Brandon Phillips pulls out his best "Matrix" moves to help the Reds continue their quest.
To say the Cincinnati Reds have been criminally underrated or underestimated this year is to identify the criminal biases that surround the worlds of media and sports. In baseball, unless a team is flashy (e.g. Miami Marlins), glamorous (e.g. New York Yankees), sold for $2 billion (e.g. L.A. Dodgers) or is in complete disarray and surrounded by drama (e.g. Boston Red Sox), it often goes underappreciated.
The Cincinnati Reds have been such a team. They aren't glamorous—their leader, Joey Votto, is about as soft-spoken and media-shy as it gets. They aren't flashy—at least not the flashy that gets recognized; they are defensively flashy, but that isn't cool enough for national media. They aren't going to sell for $2 billion this century, and they certainly are not drama-filled—but they are drama-tested.
The Cincinnati Reds are a representation of Middle America. They are the lunchpail-carrying, underappreciated, middle class of baseball. They represent their city to a T. Cincinnati is an oft-overlooked, middle-class city that is full of tradition, excitement and history that most of the nation knows nothing about.
Let's delve a little deeper into the rejection that is the national non-recognition of the Cincinnati Reds.
Let's first look at why the Reds are so good.
The answer to this is simple—they are very good at all facets of the game. Nearly every player at every spot on the field, and every pitcher who takes the mound is above average at his craft and excels in at least one facet of the game.
Don't believe me? Take a look.
Have the national media continued to underappreciate the Cincinnati Reds?
Votto is a reigning MVP and Gold Glove winner. Second baseman Brandon Phillips is the best defensive second baseman in the game (three Gold Gloves) and is a top-five offensive threat at his position. Rookie shortstop Zack Cozart is a legit Gold Glove candidate (.975 fielding percentage and 2.0 dWAR) and is above average at the plate (33 doubles and 15 home runs).
Then there is third baseman Scott Rolen (eight Gold Gloves) and catcher Ryan Hanigan (.365 OBP and has thrown out 49 percent of would-be base-stealers).
How about that pitching staff? Only one of 13 regulars had an ERA above 3.74 on the season, and that was the No. 5 starter's (Mike Leake) 4.58 ERA. That is remarkable consistency.
Did you know that despite playing half of their games at the launching pad known as Great American Ball Park, the Reds staff maintained a 3.34 team ERA, just behind the league-leading Nationals' 3.33 ERA? Away from GABP the Reds staff maintained a 3.18 ERA, nearly two-tenths better than the next-best team.
So why then did the national media fail to give proper credit to Cincinnati's pitching staff leading into their NLDS matchup against the Giants?

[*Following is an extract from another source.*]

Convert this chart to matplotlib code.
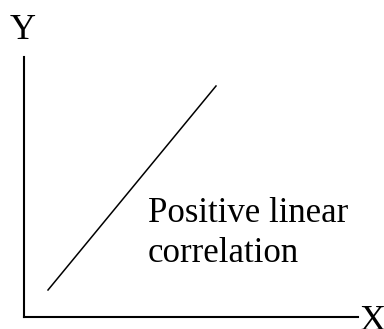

The national media operate too much off hype and not facts. The hype from the Giants' 2010 championship run has extended into 2012. Rather than do a little work and delve into the numbers, the media make assumptions based on the past and the hype—lazy reporting.
The Cincinnati Reds have 15-4 odds (favorites) to win the World Series and 7-4 odds (favorites) to win the National League in Las Vegas. Oddsmakers know the numbers; they don't make odds based on hype, otherwise they wouldn't have a job.
You would think the fact that Cincinnati has spat in the face of major adversity and come out of it stronger would show others what this team can really do.
For those who believe in hype, the way this team responded when Votto went down should have created hype—but it didn't. It didn't because the Reds are located in Cincinnati. It didn't because this bunch of guys simply shows up to work, does their job, does it well and goes home.
After all, all they do is win games.
Guess doing your job, being consistent about it and winning games isn't worth hype. That's fine—let the ignorance and bias of national media dollars continue to speak gibberish. During the deciding game of each series that Cincy wraps up, those media types will jump on board and act as though they knew it all along.
Not one of them would admit they were wrong. Admitting you were wrong in New York, L.A, San Francisco and other large media markets is essentially committing career suicide—admitting it in Cincinnati earns you respect.